— start Records for this task —

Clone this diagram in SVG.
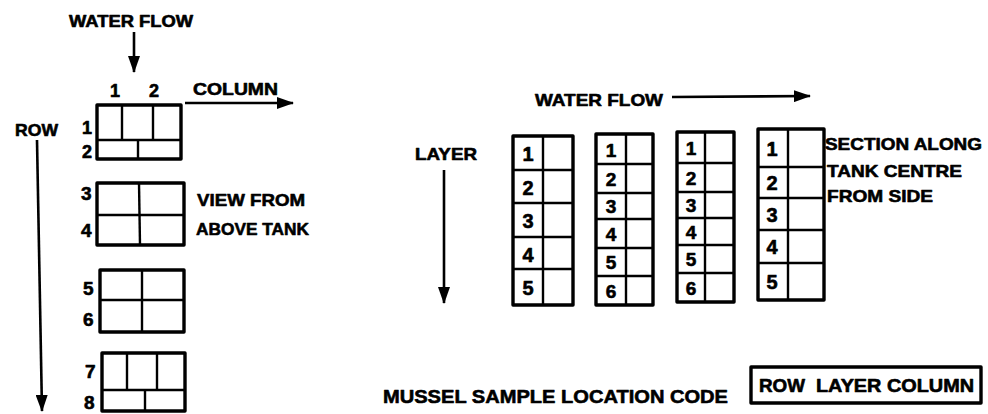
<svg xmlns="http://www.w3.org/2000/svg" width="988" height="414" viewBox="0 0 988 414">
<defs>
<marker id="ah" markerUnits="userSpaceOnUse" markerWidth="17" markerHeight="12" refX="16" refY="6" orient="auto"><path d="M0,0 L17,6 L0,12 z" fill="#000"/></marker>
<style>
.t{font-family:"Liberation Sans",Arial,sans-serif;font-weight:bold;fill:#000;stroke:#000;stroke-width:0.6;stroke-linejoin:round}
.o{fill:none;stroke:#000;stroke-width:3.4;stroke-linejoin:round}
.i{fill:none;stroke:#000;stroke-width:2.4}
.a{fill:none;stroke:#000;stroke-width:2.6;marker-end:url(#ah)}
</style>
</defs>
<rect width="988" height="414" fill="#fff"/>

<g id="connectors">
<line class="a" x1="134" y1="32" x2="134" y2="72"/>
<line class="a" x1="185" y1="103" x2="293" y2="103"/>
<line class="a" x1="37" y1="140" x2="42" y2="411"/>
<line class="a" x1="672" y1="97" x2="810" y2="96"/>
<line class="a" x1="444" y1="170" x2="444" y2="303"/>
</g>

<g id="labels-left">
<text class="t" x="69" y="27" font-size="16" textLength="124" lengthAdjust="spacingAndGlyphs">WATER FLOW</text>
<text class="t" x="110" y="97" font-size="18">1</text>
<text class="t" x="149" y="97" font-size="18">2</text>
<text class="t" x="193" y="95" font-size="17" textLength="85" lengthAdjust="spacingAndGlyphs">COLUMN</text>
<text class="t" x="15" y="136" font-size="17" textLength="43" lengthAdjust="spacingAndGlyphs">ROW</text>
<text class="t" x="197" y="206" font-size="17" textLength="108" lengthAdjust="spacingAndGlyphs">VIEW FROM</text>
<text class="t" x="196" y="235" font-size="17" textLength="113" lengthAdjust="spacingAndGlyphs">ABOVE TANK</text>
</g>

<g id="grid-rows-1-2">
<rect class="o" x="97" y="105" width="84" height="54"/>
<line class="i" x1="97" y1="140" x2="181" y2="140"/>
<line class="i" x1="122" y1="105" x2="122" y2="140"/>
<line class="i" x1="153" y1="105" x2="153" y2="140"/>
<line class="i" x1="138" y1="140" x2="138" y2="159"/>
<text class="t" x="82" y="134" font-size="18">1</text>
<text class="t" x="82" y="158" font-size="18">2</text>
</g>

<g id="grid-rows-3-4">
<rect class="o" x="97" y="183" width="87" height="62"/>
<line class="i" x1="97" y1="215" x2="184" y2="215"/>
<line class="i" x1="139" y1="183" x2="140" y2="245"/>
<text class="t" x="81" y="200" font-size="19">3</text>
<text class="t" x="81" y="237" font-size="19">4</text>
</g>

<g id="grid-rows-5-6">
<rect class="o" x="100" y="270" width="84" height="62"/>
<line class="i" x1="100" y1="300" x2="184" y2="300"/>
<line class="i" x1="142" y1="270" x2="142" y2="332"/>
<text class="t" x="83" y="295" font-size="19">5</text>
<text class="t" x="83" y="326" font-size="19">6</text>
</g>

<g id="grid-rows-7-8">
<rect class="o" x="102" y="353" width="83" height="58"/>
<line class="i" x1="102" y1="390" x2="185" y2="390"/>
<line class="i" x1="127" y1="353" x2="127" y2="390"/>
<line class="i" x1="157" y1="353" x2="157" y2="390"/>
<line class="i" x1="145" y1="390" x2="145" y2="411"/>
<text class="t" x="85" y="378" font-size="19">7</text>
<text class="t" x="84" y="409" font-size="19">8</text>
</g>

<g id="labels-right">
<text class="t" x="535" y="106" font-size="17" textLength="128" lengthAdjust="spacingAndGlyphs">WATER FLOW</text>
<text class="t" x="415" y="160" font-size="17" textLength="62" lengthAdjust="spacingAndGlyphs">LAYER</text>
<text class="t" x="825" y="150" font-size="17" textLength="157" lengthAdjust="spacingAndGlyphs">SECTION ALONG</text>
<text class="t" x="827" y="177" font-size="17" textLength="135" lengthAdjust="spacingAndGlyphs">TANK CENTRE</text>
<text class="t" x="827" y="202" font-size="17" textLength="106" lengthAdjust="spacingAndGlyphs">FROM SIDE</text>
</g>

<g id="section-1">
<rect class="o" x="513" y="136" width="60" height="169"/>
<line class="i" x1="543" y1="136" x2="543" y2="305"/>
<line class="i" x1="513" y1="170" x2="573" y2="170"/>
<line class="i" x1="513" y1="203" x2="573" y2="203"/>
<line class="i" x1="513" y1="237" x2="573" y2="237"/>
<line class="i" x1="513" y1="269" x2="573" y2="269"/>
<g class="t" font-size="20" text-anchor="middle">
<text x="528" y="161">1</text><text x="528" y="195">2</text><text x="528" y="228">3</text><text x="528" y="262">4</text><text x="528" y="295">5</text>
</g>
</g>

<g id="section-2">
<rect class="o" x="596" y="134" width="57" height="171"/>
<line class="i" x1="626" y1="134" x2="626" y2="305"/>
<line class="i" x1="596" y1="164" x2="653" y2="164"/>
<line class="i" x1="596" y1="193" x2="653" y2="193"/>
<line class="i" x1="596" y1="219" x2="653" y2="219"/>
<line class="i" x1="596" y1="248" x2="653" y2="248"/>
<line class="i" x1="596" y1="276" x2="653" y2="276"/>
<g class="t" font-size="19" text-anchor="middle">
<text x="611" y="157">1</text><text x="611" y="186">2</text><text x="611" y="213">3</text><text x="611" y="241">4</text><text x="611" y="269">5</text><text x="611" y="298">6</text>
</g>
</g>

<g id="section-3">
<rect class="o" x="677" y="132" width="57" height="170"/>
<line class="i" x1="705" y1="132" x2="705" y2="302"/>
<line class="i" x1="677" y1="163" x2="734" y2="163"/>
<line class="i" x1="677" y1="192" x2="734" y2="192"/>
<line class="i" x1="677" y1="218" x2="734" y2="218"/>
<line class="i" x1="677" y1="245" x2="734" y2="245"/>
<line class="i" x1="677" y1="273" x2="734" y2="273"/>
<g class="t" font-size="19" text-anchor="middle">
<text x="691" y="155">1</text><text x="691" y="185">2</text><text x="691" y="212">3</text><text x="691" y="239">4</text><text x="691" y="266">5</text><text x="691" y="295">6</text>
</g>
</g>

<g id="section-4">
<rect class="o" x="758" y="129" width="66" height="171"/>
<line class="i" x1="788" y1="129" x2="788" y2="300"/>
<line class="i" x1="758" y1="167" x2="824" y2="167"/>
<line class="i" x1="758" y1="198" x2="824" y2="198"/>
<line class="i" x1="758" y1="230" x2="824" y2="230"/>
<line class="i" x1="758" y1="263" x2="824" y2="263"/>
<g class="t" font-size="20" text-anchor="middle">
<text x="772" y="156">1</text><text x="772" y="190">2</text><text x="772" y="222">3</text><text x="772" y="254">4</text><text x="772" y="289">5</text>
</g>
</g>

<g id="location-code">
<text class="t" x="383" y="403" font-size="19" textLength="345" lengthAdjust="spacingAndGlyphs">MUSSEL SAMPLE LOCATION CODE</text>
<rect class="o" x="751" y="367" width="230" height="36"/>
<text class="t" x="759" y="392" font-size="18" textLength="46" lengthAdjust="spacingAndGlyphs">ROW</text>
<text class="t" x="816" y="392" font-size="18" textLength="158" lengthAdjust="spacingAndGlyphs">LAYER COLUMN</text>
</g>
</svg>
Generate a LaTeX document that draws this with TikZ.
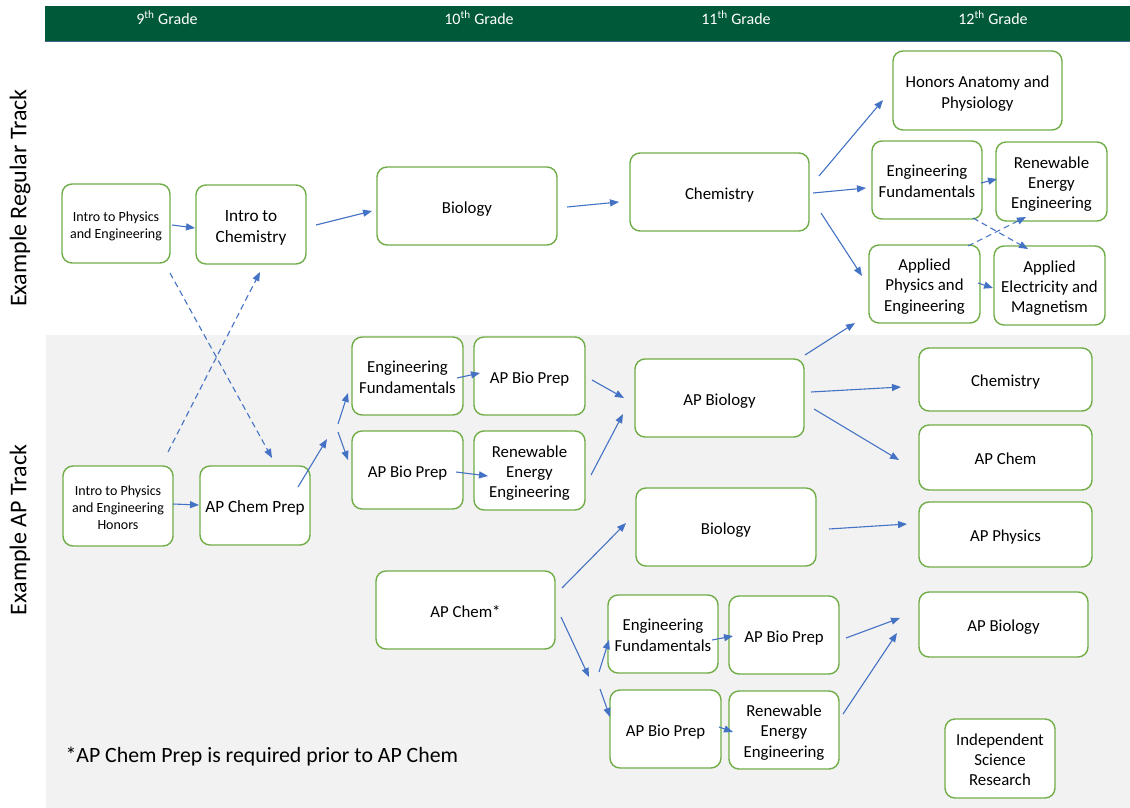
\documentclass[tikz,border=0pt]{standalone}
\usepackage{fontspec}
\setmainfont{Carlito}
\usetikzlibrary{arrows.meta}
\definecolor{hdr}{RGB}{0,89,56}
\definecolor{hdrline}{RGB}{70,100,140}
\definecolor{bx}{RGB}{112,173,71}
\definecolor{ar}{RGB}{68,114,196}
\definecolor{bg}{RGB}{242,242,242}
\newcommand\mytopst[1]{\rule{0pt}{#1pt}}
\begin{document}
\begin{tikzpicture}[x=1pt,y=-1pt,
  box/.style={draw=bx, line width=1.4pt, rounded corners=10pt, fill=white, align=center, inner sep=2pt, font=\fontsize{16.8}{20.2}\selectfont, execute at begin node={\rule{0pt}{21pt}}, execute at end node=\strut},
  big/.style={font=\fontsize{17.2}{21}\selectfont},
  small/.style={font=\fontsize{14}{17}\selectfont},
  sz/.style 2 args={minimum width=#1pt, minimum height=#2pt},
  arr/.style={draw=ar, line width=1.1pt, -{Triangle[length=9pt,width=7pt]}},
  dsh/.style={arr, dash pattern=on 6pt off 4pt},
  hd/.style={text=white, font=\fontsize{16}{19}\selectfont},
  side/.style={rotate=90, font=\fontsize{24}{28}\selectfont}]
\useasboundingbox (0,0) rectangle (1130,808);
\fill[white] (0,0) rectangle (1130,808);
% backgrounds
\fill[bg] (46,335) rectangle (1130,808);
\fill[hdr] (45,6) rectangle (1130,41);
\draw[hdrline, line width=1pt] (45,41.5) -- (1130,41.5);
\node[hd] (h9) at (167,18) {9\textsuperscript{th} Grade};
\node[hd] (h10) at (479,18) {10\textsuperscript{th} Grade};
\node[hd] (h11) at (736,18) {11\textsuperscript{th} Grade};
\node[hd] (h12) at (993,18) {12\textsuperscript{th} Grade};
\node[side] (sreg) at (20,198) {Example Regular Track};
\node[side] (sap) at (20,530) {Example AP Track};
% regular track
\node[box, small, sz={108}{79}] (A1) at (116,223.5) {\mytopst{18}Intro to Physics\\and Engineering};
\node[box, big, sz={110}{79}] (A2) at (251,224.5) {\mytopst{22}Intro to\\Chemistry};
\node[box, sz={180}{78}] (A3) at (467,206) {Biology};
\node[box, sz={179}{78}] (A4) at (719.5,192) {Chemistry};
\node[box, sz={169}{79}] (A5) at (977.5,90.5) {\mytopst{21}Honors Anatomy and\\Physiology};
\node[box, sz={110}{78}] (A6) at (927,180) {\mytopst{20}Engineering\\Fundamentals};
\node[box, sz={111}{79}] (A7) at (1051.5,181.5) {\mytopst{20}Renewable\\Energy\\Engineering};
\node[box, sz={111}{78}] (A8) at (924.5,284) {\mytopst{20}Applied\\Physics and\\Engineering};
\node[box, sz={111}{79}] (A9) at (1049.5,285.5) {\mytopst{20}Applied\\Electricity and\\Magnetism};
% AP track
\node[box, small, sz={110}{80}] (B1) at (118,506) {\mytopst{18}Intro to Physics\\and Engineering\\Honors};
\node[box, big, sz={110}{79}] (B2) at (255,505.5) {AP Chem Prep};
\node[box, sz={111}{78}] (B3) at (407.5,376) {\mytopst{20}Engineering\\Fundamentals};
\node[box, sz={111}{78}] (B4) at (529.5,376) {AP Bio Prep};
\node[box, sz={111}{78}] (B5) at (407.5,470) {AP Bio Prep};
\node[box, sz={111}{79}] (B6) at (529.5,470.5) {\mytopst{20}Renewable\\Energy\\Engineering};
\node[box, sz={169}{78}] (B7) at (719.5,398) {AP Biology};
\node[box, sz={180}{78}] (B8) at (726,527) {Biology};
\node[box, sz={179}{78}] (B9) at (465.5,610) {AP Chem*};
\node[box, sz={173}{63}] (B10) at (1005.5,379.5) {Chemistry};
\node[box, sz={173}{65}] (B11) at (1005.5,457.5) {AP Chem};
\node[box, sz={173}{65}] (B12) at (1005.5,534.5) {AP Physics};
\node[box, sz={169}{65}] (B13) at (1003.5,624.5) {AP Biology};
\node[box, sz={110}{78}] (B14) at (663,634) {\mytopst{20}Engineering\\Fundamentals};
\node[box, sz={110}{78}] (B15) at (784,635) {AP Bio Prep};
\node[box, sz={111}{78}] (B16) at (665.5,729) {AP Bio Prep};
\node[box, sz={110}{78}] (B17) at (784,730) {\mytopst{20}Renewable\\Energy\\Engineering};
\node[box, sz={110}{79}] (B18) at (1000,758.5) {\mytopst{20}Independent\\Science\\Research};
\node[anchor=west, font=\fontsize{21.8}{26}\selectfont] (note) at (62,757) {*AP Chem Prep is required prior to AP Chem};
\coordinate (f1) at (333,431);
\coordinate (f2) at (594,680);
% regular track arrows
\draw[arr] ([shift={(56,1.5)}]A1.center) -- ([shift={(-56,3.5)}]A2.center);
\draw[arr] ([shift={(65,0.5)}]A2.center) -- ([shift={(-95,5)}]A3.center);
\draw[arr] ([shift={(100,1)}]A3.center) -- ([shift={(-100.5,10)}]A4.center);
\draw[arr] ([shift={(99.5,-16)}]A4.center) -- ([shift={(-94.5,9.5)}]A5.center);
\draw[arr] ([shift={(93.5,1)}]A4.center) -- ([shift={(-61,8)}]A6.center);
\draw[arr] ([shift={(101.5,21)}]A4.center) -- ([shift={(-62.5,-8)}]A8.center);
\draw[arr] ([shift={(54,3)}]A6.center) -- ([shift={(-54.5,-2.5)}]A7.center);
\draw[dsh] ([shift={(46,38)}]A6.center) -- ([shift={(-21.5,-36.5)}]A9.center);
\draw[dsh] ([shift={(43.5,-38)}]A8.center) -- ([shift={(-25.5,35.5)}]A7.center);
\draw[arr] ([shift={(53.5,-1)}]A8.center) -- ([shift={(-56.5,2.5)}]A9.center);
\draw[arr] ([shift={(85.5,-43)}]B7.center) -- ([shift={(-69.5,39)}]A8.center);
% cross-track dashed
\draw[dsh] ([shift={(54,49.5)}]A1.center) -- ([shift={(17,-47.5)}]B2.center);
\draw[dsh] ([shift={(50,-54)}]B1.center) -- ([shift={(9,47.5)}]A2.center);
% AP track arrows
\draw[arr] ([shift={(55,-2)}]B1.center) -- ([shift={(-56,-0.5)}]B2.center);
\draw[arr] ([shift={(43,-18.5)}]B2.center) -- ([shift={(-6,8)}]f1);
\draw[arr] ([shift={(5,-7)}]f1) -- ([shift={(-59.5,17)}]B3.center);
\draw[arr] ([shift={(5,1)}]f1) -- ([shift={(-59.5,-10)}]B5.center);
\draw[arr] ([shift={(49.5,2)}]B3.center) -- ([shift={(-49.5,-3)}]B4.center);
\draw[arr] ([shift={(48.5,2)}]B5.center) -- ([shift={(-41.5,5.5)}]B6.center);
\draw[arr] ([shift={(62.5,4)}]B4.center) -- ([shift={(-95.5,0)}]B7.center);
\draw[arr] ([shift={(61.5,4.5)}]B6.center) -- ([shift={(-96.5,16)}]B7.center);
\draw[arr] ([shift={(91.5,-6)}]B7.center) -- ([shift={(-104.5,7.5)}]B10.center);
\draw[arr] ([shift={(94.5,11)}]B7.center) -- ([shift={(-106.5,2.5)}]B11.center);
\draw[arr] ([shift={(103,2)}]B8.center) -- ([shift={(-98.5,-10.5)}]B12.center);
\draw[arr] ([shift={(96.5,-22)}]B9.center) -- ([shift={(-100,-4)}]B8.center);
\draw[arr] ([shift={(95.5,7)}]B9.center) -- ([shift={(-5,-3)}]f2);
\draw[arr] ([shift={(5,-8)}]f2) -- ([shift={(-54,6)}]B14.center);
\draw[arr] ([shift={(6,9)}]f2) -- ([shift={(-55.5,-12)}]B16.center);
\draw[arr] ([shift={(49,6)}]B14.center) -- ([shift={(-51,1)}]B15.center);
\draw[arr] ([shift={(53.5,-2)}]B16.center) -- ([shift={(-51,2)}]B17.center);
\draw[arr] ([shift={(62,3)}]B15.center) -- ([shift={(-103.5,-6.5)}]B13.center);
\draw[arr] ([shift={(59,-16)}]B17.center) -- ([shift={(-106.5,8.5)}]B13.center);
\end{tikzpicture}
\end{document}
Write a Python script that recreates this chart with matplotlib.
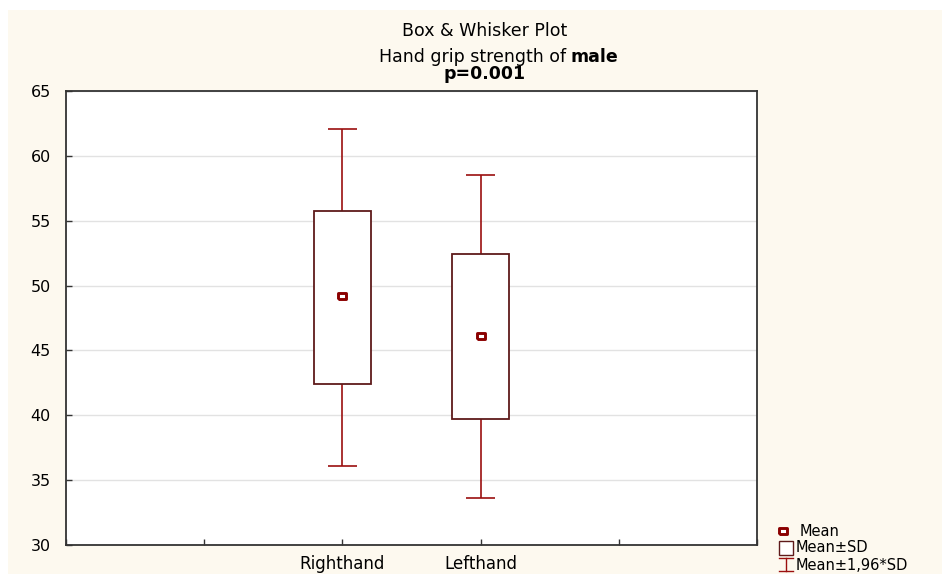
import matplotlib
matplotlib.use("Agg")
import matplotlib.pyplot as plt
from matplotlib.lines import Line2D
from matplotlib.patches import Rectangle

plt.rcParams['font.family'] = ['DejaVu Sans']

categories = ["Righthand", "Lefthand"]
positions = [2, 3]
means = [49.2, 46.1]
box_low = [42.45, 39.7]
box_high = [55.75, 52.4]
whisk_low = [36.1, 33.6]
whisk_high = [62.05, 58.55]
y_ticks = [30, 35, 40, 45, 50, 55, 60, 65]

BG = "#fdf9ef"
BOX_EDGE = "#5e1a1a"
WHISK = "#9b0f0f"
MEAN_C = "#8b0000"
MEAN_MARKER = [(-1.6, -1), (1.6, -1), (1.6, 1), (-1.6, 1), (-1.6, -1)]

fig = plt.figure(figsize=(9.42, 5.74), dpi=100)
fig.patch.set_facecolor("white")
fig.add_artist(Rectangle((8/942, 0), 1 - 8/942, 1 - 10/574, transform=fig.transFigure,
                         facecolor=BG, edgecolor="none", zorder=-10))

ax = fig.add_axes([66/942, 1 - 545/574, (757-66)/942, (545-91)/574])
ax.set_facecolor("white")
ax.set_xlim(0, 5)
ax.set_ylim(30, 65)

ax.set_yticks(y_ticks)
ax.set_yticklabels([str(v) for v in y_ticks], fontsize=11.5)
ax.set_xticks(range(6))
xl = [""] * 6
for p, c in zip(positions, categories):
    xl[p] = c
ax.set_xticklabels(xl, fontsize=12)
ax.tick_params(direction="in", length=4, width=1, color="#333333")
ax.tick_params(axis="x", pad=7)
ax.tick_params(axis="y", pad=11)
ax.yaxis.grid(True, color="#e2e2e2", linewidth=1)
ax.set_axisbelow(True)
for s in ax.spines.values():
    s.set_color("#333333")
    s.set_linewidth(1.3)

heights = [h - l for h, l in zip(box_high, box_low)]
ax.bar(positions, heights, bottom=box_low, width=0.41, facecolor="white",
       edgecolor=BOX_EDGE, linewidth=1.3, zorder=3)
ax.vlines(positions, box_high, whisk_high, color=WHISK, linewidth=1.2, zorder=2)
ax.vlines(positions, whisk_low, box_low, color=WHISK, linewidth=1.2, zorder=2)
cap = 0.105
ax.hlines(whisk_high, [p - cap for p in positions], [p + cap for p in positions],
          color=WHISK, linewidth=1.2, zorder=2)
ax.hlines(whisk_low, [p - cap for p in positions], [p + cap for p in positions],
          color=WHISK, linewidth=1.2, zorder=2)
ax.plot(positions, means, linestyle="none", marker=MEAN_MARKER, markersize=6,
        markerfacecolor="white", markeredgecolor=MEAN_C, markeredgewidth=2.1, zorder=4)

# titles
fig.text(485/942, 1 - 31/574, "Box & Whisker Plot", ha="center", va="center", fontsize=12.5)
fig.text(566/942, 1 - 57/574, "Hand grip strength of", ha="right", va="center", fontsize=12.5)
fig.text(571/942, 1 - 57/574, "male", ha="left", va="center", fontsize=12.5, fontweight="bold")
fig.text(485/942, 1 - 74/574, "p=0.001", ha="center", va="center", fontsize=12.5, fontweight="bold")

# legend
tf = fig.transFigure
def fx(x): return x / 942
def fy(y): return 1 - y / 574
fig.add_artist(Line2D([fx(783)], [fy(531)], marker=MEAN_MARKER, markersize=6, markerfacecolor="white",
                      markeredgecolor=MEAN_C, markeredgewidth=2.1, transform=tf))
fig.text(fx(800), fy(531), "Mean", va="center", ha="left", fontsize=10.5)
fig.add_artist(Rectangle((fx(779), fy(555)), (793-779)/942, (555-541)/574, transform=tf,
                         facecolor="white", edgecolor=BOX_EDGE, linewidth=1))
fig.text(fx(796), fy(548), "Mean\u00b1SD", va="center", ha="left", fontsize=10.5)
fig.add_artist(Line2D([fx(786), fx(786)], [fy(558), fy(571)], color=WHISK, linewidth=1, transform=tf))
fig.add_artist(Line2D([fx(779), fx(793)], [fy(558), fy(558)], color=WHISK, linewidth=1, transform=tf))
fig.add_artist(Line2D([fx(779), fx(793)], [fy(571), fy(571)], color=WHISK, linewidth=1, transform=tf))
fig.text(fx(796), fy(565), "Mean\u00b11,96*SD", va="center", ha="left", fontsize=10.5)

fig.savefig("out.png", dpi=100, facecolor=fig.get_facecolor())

— end Records for this task —

Start at the line that contains "Write a Python", stop at the line that contains "ax.set_ylim(30, 65)", and reproduce each line in that stretch exactly. Pictures are excluded.

→ Expected answer:
Write a Python script that recreates this chart with matplotlib.
import matplotlib
matplotlib.use("Agg")
import matplotlib.pyplot as plt
from matplotlib.lines import Line2D
from matplotlib.patches import Rectangle

plt.rcParams['font.family'] = ['DejaVu Sans']

categories = ["Righthand", "Lefthand"]
positions = [2, 3]
means = [49.2, 46.1]
box_low = [42.45, 39.7]
box_high = [55.75, 52.4]
whisk_low = [36.1, 33.6]
whisk_high = [62.05, 58.55]
y_ticks = [30, 35, 40, 45, 50, 55, 60, 65]

BG = "#fdf9ef"
BOX_EDGE = "#5e1a1a"
WHISK = "#9b0f0f"
MEAN_C = "#8b0000"
MEAN_MARKER = [(-1.6, -1), (1.6, -1), (1.6, 1), (-1.6, 1), (-1.6, -1)]

fig = plt.figure(figsize=(9.42, 5.74), dpi=100)
fig.patch.set_facecolor("white")
fig.add_artist(Rectangle((8/942, 0), 1 - 8/942, 1 - 10/574, transform=fig.transFigure,
                         facecolor=BG, edgecolor="none", zorder=-10))

ax = fig.add_axes([66/942, 1 - 545/574, (757-66)/942, (545-91)/574])
ax.set_facecolor("white")
ax.set_xlim(0, 5)
ax.set_ylim(30, 65)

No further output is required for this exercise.